Una questione politica, non una questione tecnica. Si tratta di una svolta epocale perché quello della gestione degli indirizzi Internet può sembrare una questione tecnica ma non lo è. Si è detto spesso detto che la rete è anarchica, multicentrica e incontrollabile come spazio libero d’espressione ma è vero fino a un certo punto. La rete funziona su un protocollo di comunicazione aperto, il famoso internet protocol (TCP/IP) che riesce a far dialogare tutti i computer connessi in rete, ma questo dialogo dipende dall’individuazione del computer con cui si vuole comunicare. Perché si trovi il pc con cui parlare bisogna attribuirgli un indirizzo numerico e trasformarlo da una sequenza di numeri in un nome, come repubblica.it. ci vuole l’Icann, che da entità privata e dipendente dal dipartimento del commercio americano, poi diventata non profit oggi si apre al mondo. Quindi l’Icann, conclusa questa fase in cui cessa l’ingombrante supervisione Usa delle sue funzioni di base ha accettato la sfida del cambiamento e si prepara alle fasi successive, relative la prima all’accettazione della proposta da parte del Governo Usa, la seconda all’implementazione vera e propria di questa governance condivisa.
Come spiega a Repubblica.it Domenico Laforenza, responsabile del registro.it (l’ente italiano responsabile degli indirizzi “.it” del nostro paese) e direttore al Cnr di Pisa: “È un importante risultato tecnico-politico perché offre la certezza dell'”accountability” di Icann durante la transizione. E cioè il fatto che Icann, attraverso la sua nuova costituenda struttura, deve continuare a rendere conto delle proprie decisioni ed essere responsabile per i risultati conseguiti e ciò presume l’esistenza di opportuni meccanismi condivisi, di pesi e contrappesi, atti a far si che non vengano prese decisioni che avvantaggino paesi o comunità socio-economiche a scapito di altre anche dopo che il controllo degli Usa terminerà”.
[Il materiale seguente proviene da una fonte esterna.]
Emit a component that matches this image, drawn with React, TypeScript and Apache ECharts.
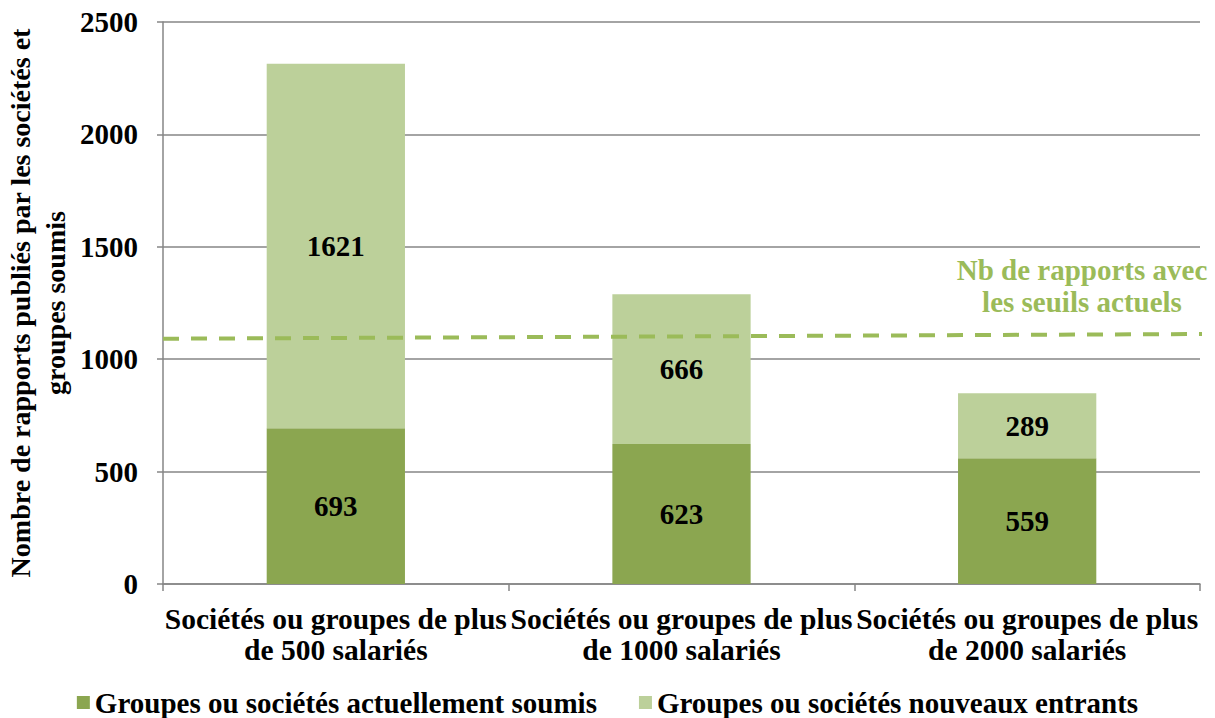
import React, { useEffect, useRef } from "react";
import * as echarts from "echarts";

const categories = [
  "Sociétés ou groupes de plus\nde 500 salariés",
  "Sociétés ou groupes de plus\nde 1000 salariés",
  "Sociétés ou groupes de plus\nde 2000 salariés",
];
const seriesNames = [
  "Groupes ou sociétés actuellement soumis",
  "Groupes ou sociétés nouveaux entrants",
];
const actuels = [693, 623, 559];
const nouveaux = [1621, 666, 289];
// dashed reference line: [relative x position, value]
const seuilLine = [
  [0, 1091],
  [1.006, 1112],
];
const seuilLabel = "Nb de rapports avec\nles seuils actuels";
const yTitle = "Nombre de rapports publiés par les sociétés et\ngroupes soumis";

const FONT = "'Liberation Serif', serif";

export default function App() {
  const ref = useRef<HTMLDivElement>(null);
  useEffect(() => {
    if (!ref.current) return;
    const chart = echarts.init(ref.current, undefined, { renderer: "svg" });
    const axisColor = "#868686";
    chart.setOption({
      animation: false,
      textStyle: { fontFamily: FONT, fontWeight: "bold", color: "#000" },
      grid: { left: 163, right: 15, top: 22, bottom: 134, containLabel: false, outerBoundsMode: "none" },
      legend: {
        bottom: -4,
        left: "center",
        itemWidth: 13,
        itemHeight: 13,
        itemGap: 42,
        icon: "rect",
        textStyle: { fontFamily: FONT, fontWeight: "bold", fontSize: 29, color: "#000" },
        data: seriesNames,
      },
      xAxis: [
        {
          type: "category",
          data: categories,
          axisLine: { lineStyle: { color: axisColor, width: 1.5 } },
          axisTick: { show: true, length: 7, lineStyle: { color: axisColor, width: 1.5 } },
          axisLabel: {
            interval: 0,
            margin: 19,
            fontFamily: FONT,
            fontWeight: "bold",
            fontSize: 29.5,
            lineHeight: 31,
            color: "#000",
          },
        },
        { type: "value", min: 0, max: 1, show: false },
      ],
      yAxis: {
        type: "value",
        min: 0,
        max: 2500,
        interval: 500,
        name: yTitle,
        nameLocation: "middle",
        nameGap: 90,
        nameRotate: 90,
        nameMoveOverlap: false,
        nameTextStyle: {
          fontFamily: FONT,
          fontWeight: "bold",
          fontSize: 28,
          lineHeight: 35,
          color: "#000",
          align: "center",
        },
        axisLine: { show: true, lineStyle: { color: axisColor, width: 1.5 } },
        axisTick: { show: true, length: 6, lineStyle: { color: axisColor, width: 1.5 } },
        splitLine: { lineStyle: { color: axisColor, width: 1.5 } },
        axisLabel: {
          margin: 25,
          formatter: (v: number) => String(v),
          fontFamily: FONT,
          fontWeight: "bold",
          fontSize: 29,
          color: "#000",
        },
      },
      series: [
        {
          name: seriesNames[0],
          type: "bar",
          stack: "total",
          data: actuels,
          barWidth: "40%",
          itemStyle: { color: "#8ba650" },
          label: {
            show: true,
            position: "inside",
            fontFamily: FONT,
            fontWeight: "bold",
            fontSize: 29,
            color: "#000",
          },
        },
        {
          name: seriesNames[1],
          type: "bar",
          stack: "total",
          data: nouveaux,
          barWidth: "40%",
          itemStyle: { color: "#bcd09a" },
          label: {
            show: true,
            position: "inside",
            fontFamily: FONT,
            fontWeight: "bold",
            fontSize: 29,
            color: "#000",
          },
        },
        {
          name: "seuil",
          type: "line",
          xAxisIndex: 1,
          data: seuilLine,
          symbol: "none",
          clip: false,
          silent: true,
          z: 5,
          lineStyle: { color: "#9bbb59", width: 4, type: [16, 12] },
        },
      ],
      graphic: [
        {
          type: "text",
          x: 1082,
          y: 286,
          z: 10,
          style: {
            text: seuilLabel,
            fill: "#9bbb59",
            font: `bold 29px ${FONT}`,
            lineHeight: 32,
            align: "center",
            verticalAlign: "middle",
          },
        },
      ],
    });
    return () => chart.dispose();
  }, []);
  return (
    <div
      ref={ref}
      style={{ position: "fixed", left: 0, top: 0, width: 1215, height: 718, background: "#fff" }}
    />
  );
}
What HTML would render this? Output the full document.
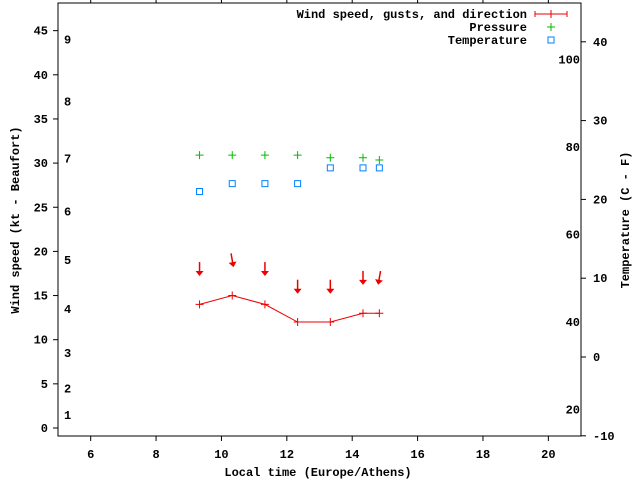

Una “liberazione” per chi continua a ritenere che siano stati gli Usa a concedere il via libera ad Etilasat (compagnia di telecomunicazione degli emirati arabi) per spegnere la rete egiziana in occasione della primavera araba, pur senza mostrarne le prove. Come è sempre a loro che è stata attribuita la momentanea scomparsa del dominio “. ly” per rappresaglia diplomatica legata all’attentato di Lockerbie, quando la Libia è stata esclusa dalla rete Internet per cinque giorni nel 2010. Altra ipotesi di cui è difficile trovare conferme.
Però un messaggio di errore come ‘page not found’ è proprio quello che leggeremmo se Icann decidesse di “oscurare” un indirizzo come quello libico tagliando fuori un’intera area geografica dall’utilizzo della rete. Qualcosa che in linea teorica Icann ufficialmente non farebbe mai, contravviene alle sue policy, e che nessun governo si auspica per le ripercussioni che possono esserci, ma una possibilità talmente tanto concreta che il pressing congiunto dei Brics (Brasile, Russia, India, Cina, Sud Africa) ha ottenuto dopo 10 anni la devoluzione proprio delle funzioni tecniche relative a questa possibilità.
Secondo Alessandro Berni di Internet Society Italia “A Marrakech si è raggiunta una sintesi condivisa dei passi necessari a mantenere l’apertura, la sicurezza e la stabilità del sistema. È un momento storico nel percorso di privatizzazione del DNS iniziato nel 1998. Ora comincia la parte più difficile: come assicurare,
in pratica, l’integrità della rete di fronte ai rischi di frammentazione riassunti nell’ultimo World Economic Forum, e cioè il protezionismo digitale, i ritardi tecnologici, e le strategie per proiettare la autorità nazionali nel dominio del ciberspazio.”